How popular have DCAs become? According to Brandon J. Kinne, an associate professor of political science at the University of California, Davis, independent countries signed 1,872 unique DCAs between 1980 and 2010. That’s the number of entries in the DCA Dataset, or DCAD, a research source that Kinne launched earlier this year.

The DCAD was introduced about a year after Kinne’s report in the journal International Organization, “Defense Cooperation Agreements and the Emergence of a Global Security Network.” Adoption of DCAs spiked after 1990, from fewer than 10 per year from 1980 to 1990, to between 40 and 65 annually from about 1992 to 2010. In 2015 alone, Kinne reports, nearly a hundred DCAs were signed between countries as diverse as Indonesia and Turkey, South Africa and Liberia, and Argentina and Russia.

Kinne contends that DCAs have become the go-to method of managing defense needs for countries that are facing an increasingly complex security environment, allowing them to modernize their militaries and improve their defense capabilities, improve coordinated responses to common security threats, and align themselves with communities of like-minded collaborators. Another cause of the proliferation is “network effects,” the same phenomenon that spurs the expansion of social media communities and adoption of pretty much anything that can be called “digital.” Because DCAs involve sensitive issues, signing them requires countries to develop and articulate an appropriate level of trust that counterparties will not seek to exploit the cooperative arrangement for unilateral gain. As countries sign DCAs, they create information about the trustworthiness of various partners, and add to the store of knowledge about effective design of frameworks and protocols and drafting of agreements. In short, the use of DCAs engenders more use of DCAs.
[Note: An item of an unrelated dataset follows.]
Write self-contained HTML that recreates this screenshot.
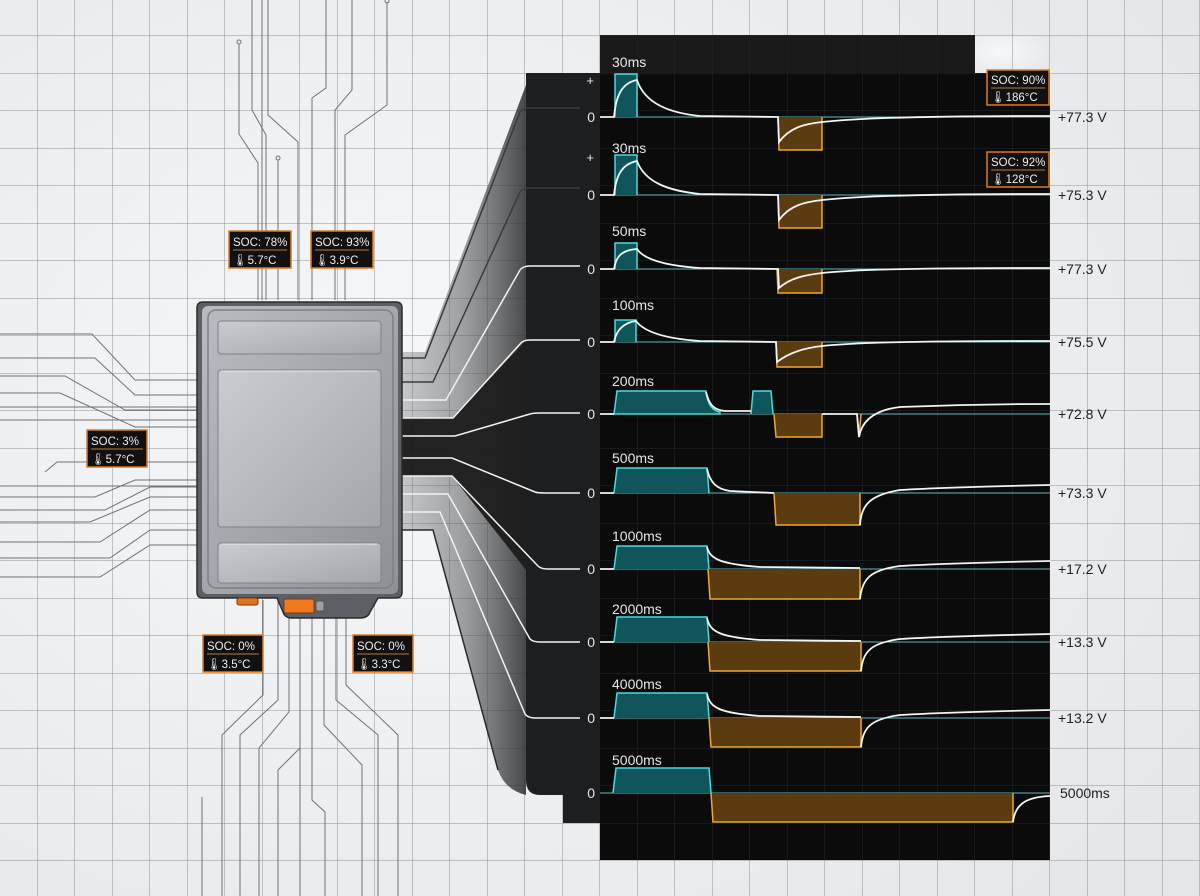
<!DOCTYPE html>
<html><head><meta charset="utf-8"><style>
html,body{margin:0;padding:0;background:#eceef0;}
svg{display:block;}
text{font-family:"Liberation Sans",sans-serif;}
</style></head><body>
<svg width="1200" height="896" viewBox="0 0 1200 896" xmlns="http://www.w3.org/2000/svg">
<defs>
<radialGradient id="bg" cx="0.35" cy="0.45" r="0.8"><stop offset="0" stop-color="#f7f8f9"/><stop offset="1" stop-color="#e4e6e8"/></radialGradient>
<linearGradient id="bat" x1="0" y1="0" x2="1" y2="1"><stop offset="0" stop-color="#b8bcc1"/><stop offset="1" stop-color="#8e9297"/></linearGradient>
<linearGradient id="pan" x1="0" y1="0" x2="1" y2="1"><stop offset="0" stop-color="#c9ccd0"/><stop offset="1" stop-color="#a3a7ac"/></linearGradient>
<linearGradient id="shade" x1="0" y1="0" x2="1" y2="0"><stop offset="0" stop-color="#6a6c70" stop-opacity="0.35"/><stop offset="0.5" stop-color="#555759" stop-opacity="0.55"/><stop offset="1" stop-color="#2a2b2c" stop-opacity="0.85"/></linearGradient>
<linearGradient id="shadeD" x1="0" y1="0" x2="1" y2="0"><stop offset="0" stop-color="#111" stop-opacity="0.9"/><stop offset="1" stop-color="#1a1a1a" stop-opacity="0.9"/></linearGradient>
<pattern id="grid" width="37.5" height="37.5" patternUnits="userSpaceOnUse" x="0" y="-1.5"><path d="M37.5 0V37.5M0 37.5H37.5" stroke="#8e9095" stroke-width="1" fill="none"/></pattern>
<pattern id="dgrid" width="37.5" height="37.5" patternUnits="userSpaceOnUse" x="0" y="-1.5"><path d="M37.5 0V37.5M0 37.5H37.5" stroke="#262728" stroke-width="1" fill="none"/></pattern>
</defs>
<rect width="1200" height="896" fill="url(#bg)"/>
<rect width="1200" height="896" fill="url(#grid)"/>

<g stroke="#6f7276" stroke-width="1" fill="none">
<path d="M239 44V134L258 163V300"/><circle cx="239" cy="42" r="2"/>
<path d="M252 0V110L266 135V300"/>
<path d="M262 0V300"/>
<path d="M278 160V300"/><circle cx="278" cy="158" r="2"/>
<path d="M268 0V115L298 142V300"/>
<path d="M326 0V88L312 98V300"/>
<path d="M352 0V90L335 110V300"/>
<path d="M387 2V105L345 135V300"/><circle cx="387" cy="1" r="2"/>
<path d="M0 334H92L135 380H197"/>
<path d="M0 358H95L135 395H197"/>
<path d="M0 376H65L125 410H197"/>
<path d="M0 393H60L135 427H197"/>
<path d="M0 407H197"/>
<path d="M0 420H197"/>
<path d="M45 472L57 462H197"/>
<path d="M0 486H197"/>
<path d="M0 497H95L135 480H197"/>
<path d="M0 510H105L150 487H197"/>
<path d="M0 522H90L150 497H197"/>
<path d="M0 542H100L150 510H197"/>
<path d="M0 558H110L150 530H197"/>
<path d="M0 577H100L150 545H197"/>
<path d="M263 600V695L222 735V896"/>
<path d="M278 600V700L240 735V896"/>
<path d="M289 610V712L259 748V896"/>
<path d="M300 618V748L278 770V896"/>
<path d="M312 618V800L325 812V896"/>
<path d="M324 618V725L362 765V896"/>
<path d="M336 618V700L378 735V896"/>
<path d="M346 618V685L398 735V896"/>
<path d="M202 797V896"/>
<path d="M300 618V896"/>
</g>

<rect x="600" y="35" width="375" height="40" fill="#1a1a1b"/>
<path d="M526 73H600V823H563V795H540Q526 795 526 780Z" fill="#1d1e1f"/>
<rect x="600" y="73" width="450" height="787" fill="#0b0b0b"/>
<rect x="600" y="35" width="450" height="825" fill="url(#dgrid)"/>
<rect x="975" y="35" width="75" height="38" fill="url(#bg)"/>
<rect x="975" y="35" width="75" height="38" fill="url(#grid)"/>

<path d="M402 352H425L526 85V795Q505 790 498 770L433 530H402Z" fill="url(#shade)"/>
<path d="M402 418H453L526 340V570L452 476H402Z" fill="url(#shadeD)"/>
<g fill="none" stroke-width="1.5">
<path d="M402 358H425L520 112Q523 108 530 108H580" stroke="#3a3b3d"/>
<path d="M402 382H433L520 192Q523 188 530 188H580" stroke="#3a3b3d"/>
<path d="M402 400H446L520 270Q523 266 530 266H580" stroke="#f2f2f2"/>
<path d="M402 418H453L520 344Q523 340 530 340H580" stroke="#f2f2f2"/>
<path d="M402 436H455L530 414Q533 413 540 413H580" stroke="#f2f2f2"/>
<path d="M402 458H452L535 492Q538 493 545 493H580" stroke="#f2f2f2"/>
<path d="M402 476H452L538 566Q541 569 548 569H580" stroke="#f2f2f2"/>
<path d="M402 494H448L530 639Q533 642 540 642H580" stroke="#f2f2f2"/>
<path d="M402 512H440L525 714Q528 718 535 718H580" stroke="#f2f2f2"/>
<path d="M402 530H433L498 770" stroke="#2a2b2c"/>
</g>

<path d="M203 302H396Q402 302 402 308V592Q402 598 396 598H378L370 612Q368 618 360 618H292Q285 618 283 612L277 598H203Q197 598 197 592V308Q197 302 203 302Z" fill="#5c5f63" stroke="#2b2c2e" stroke-width="1.5"/>
<rect x="202" y="306" width="196" height="288" rx="6" fill="url(#bat)"/>
<rect x="208" y="310" width="185" height="278" rx="8" fill="url(#bat)" stroke="#7c8085" stroke-width="1.5"/>
<rect x="218" y="321" width="163" height="33" rx="3" fill="url(#pan)" stroke="#7e8287"/>
<rect x="218" y="370" width="163" height="157" rx="3" fill="url(#pan)" stroke="#7e8287"/>
<rect x="218" y="543" width="163" height="40" rx="3" fill="url(#pan)" stroke="#7e8287"/>
<line x1="222" y1="371" x2="377" y2="371" stroke="#eef0f2"/>
<line x1="222" y1="544" x2="377" y2="544" stroke="#eef0f2"/>
<rect x="237" y="598" width="21" height="7" rx="2" fill="#e0731f" stroke="#7a3a10"/>
<rect x="284" y="599" width="30" height="14" rx="2" fill="#f07a22" stroke="#7a3a10"/>
<rect x="316" y="601" width="8" height="10" rx="2" fill="#9aa0a5" stroke="#555"/>

<g font-size="11.5" fill="#eee">
<g transform="translate(229,231)"><rect width="62" height="37" fill="#111" stroke="#e07a20" stroke-width="1.5"/><line x1="4" y1="19" x2="58" y2="19" stroke="#b87a3a"/><text x="4" y="15">SOC: 78%</text><text x="4" y="33">🌡5.7°C</text></g>
<g transform="translate(311,231)"><rect width="62" height="37" fill="#111" stroke="#e07a20" stroke-width="1.5"/><line x1="4" y1="19" x2="58" y2="19" stroke="#b87a3a"/><text x="4" y="15">SOC: 93%</text><text x="4" y="33">🌡3.9°C</text></g>
<g transform="translate(87,430)"><rect width="60" height="37" fill="#111" stroke="#e07a20" stroke-width="1.5"/><line x1="4" y1="19" x2="56" y2="19" stroke="#b87a3a"/><text x="4" y="15">SOC: 3%</text><text x="4" y="33">🌡5.7°C</text></g>
<g transform="translate(203,635)"><rect width="60" height="37" fill="#111" stroke="#e07a20" stroke-width="1.5"/><line x1="4" y1="19" x2="56" y2="19" stroke="#b87a3a"/><text x="4" y="15">SOC: 0%</text><text x="4" y="33">🌡3.5°C</text></g>
<g transform="translate(353,635)"><rect width="60" height="37" fill="#111" stroke="#e07a20" stroke-width="1.5"/><line x1="4" y1="19" x2="56" y2="19" stroke="#b87a3a"/><text x="4" y="15">SOC: 0%</text><text x="4" y="33">🌡3.3°C</text></g>
<g transform="translate(987,70)"><rect width="62" height="35" fill="#111" stroke="#e07a20" stroke-width="1.5"/><line x1="4" y1="18" x2="58" y2="18" stroke="#b87a3a"/><text x="4" y="14">SOC: 90%</text><text x="4" y="31">🌡186°C</text></g>
<g transform="translate(987,152)"><rect width="62" height="35" fill="#111" stroke="#e07a20" stroke-width="1.5"/><line x1="4" y1="18" x2="58" y2="18" stroke="#b87a3a"/><text x="4" y="14">SOC: 92%</text><text x="4" y="31">🌡128°C</text></g>
</g>

<g stroke="#5fb8b8" stroke-width="1">
<line x1="600" y1="117" x2="1050" y2="117"/><line x1="600" y1="195" x2="1050" y2="195"/>
<line x1="600" y1="269" x2="1050" y2="269"/><line x1="600" y1="342" x2="1050" y2="342"/>
<line x1="600" y1="414" x2="1050" y2="414"/><line x1="600" y1="493" x2="1050" y2="493"/>
<line x1="600" y1="569" x2="1050" y2="569"/><line x1="600" y1="642" x2="1050" y2="642"/>
<line x1="600" y1="718" x2="1050" y2="718"/><line x1="600" y1="793" x2="1050" y2="793"/>
</g>

<g fill="#0f555b" stroke="#45dde0" stroke-width="1.5">
<path d="M615 117V74H637V117"/>
<path d="M615 195V155H637V195"/>
<path d="M615 269V243H637V269"/>
<path d="M615 342V320H636V342"/>
<path d="M614 414L617 391H706Q708 410 720 412V414Z"/>
<path d="M751 414L753 391H771L773 414"/>
<path d="M614 493L617 468H707L709 493"/>
<path d="M614 569L617 546H707L709 569"/>
<path d="M614 642L617 617H707L709 642"/>
<path d="M614 718L617 693H707L709 718"/>
<path d="M613 793L616 768H709L711 793"/>
</g>
<g fill="#5a3c10" stroke="#f0a830" stroke-width="1.5">
<path d="M778 117L779 150H822V117"/>
<path d="M778 195L779 228H822V195"/>
<path d="M777 269L778 293H822V269"/>
<path d="M776 342L777 367H822V342"/>
<path d="M774 414L776 437H822V414"/>
<path d="M857 414L859 437L861 414" fill="none"/>
<path d="M774 493L776 525H860V493"/>
<path d="M708 569L710 599H860V569"/>
<path d="M708 642L710 671H861V642"/>
<path d="M709 718L711 747H861V718"/>
<path d="M711 793L713 822H1013V793"/>
</g>
<g fill="none" stroke="#f4f4f4" stroke-width="1.8">
<path d="M600 117H614C616 95 622 83 637 80C645 104 670 113 700 116L778 117L779 142C790 127 805 124 822 122C850 119 900 116 1050 116"/>
<path d="M600 195H614C616 175 622 164 637 161C645 183 670 191 700 194L778 195L779 220C790 205 805 202 822 200C850 197 900 194 1050 194"/>
<path d="M600 269H614C616 256 622 250 637 249C645 261 670 266 700 268L778 269L779 288C790 278 805 275 822 273C850 270 900 268 1050 268"/>
<path d="M600 342H614C616 332 622 323 636 321C645 333 670 339 700 341L776 342L777 362C790 352 805 348 822 346C850 343 900 341 1050 341"/>
<path d="M600 414H614M706 392C709 404 713 410 725 411H751M822 414H857L859 437C862 420 875 410 900 407C950 405 1000 404 1050 404"/>
<path d="M600 493H614M707 469C710 482 716 489 730 491L774 493M860 525C861 505 870 495 900 490C950 487 1000 486 1050 485"/>
<path d="M600 569H614M707 547C710 559 720 564 760 567L860 568M860 599C862 579 870 570 900 566C950 563 1000 562 1050 561"/>
<path d="M600 642H614M707 618C710 632 720 637 760 640L861 641M861 671C863 652 870 643 900 639C950 636 1000 635 1050 634"/>
<path d="M600 718H614M707 694C710 708 720 713 760 716L861 717M861 747C863 728 870 719 900 715C950 712 1000 711 1050 710"/>
<path d="M1013 822C1015 805 1025 797 1050 796"/>
</g>

<g font-size="14" fill="#e6e6e6">
<text x="612" y="67">30ms</text><text x="612" y="153">30ms</text><text x="612" y="236">50ms</text>
<text x="612" y="310">100ms</text><text x="612" y="386">200ms</text><text x="612" y="463">500ms</text>
<text x="612" y="541">1000ms</text><text x="612" y="614">2000ms</text><text x="612" y="689">4000ms</text><text x="612" y="765">5000ms</text>
<g text-anchor="end"><text x="595" y="122">0</text><text x="595" y="200">0</text><text x="595" y="274">0</text><text x="595" y="347">0</text><text x="595" y="419">0</text><text x="595" y="498">0</text><text x="595" y="574">0</text><text x="595" y="647">0</text><text x="595" y="723">0</text><text x="595" y="798">0</text>
<text x="594" y="85" font-size="13">+</text><text x="594" y="162" font-size="13">+</text></g>
</g>
<g font-size="14" fill="#1e1f21">
<text x="1058" y="122">+77.3 V</text><text x="1058" y="200">+75.3 V</text><text x="1058" y="274">+77.3 V</text>
<text x="1058" y="347">+75.5 V</text><text x="1058" y="419">+72.8 V</text><text x="1058" y="498">+73.3 V</text>
<text x="1058" y="574">+17.2 V</text><text x="1058" y="647">+13.3 V</text><text x="1058" y="723">+13.2 V</text>
<text x="1060" y="798">5000ms</text>
</g>
</svg>
</body></html>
The agreement that U.S. Secretary of State Mike Pompeo signed with his Greek counterpart, Foreign Minister Nikos Dendias, in Athens on October 5 of this year was a hybrid that falls somewhere on the security spectrum between basic DCAs and formal alliances. The document the diplomats signed was the Protocol of Amendment to the Mutual Defense Cooperation Agreement (MDCA), which dates from 1990. The new protocol puts U.S.–Greek defense cooperation on a firmer footing by including a provision that keeps the MDCA in force until either side formally requests termination. Previously, the arrangement had to be renewed annually.

That increased level of certainty to the commitment is expected to facilitate U.S. investment in military capabilities at the port of Alexandroupolis, near Greece’s northeastern border with Turkey, and permit the U.S. Air Force and Navy more active use of the military airbase and port at Souda Bay on the island of Crete. The new protocol also allows for increased use of the Greek airfield at Larissa as a base for U.S. MQ-9 Reaper drones, as well as allowing for the transfer of technology to the Greek military and sharing of intelligence gathered by the drones.

The new U.S.–Greek protocol comes 56 years after the countries concluded a bilateral facilities agreement. The broad scope of the new arrangement, based upon an underlying mutual commitment, might point the way towards a new generation of defense cooperation agreements aimed at addressing strategic situations through collaboration between longstanding partners.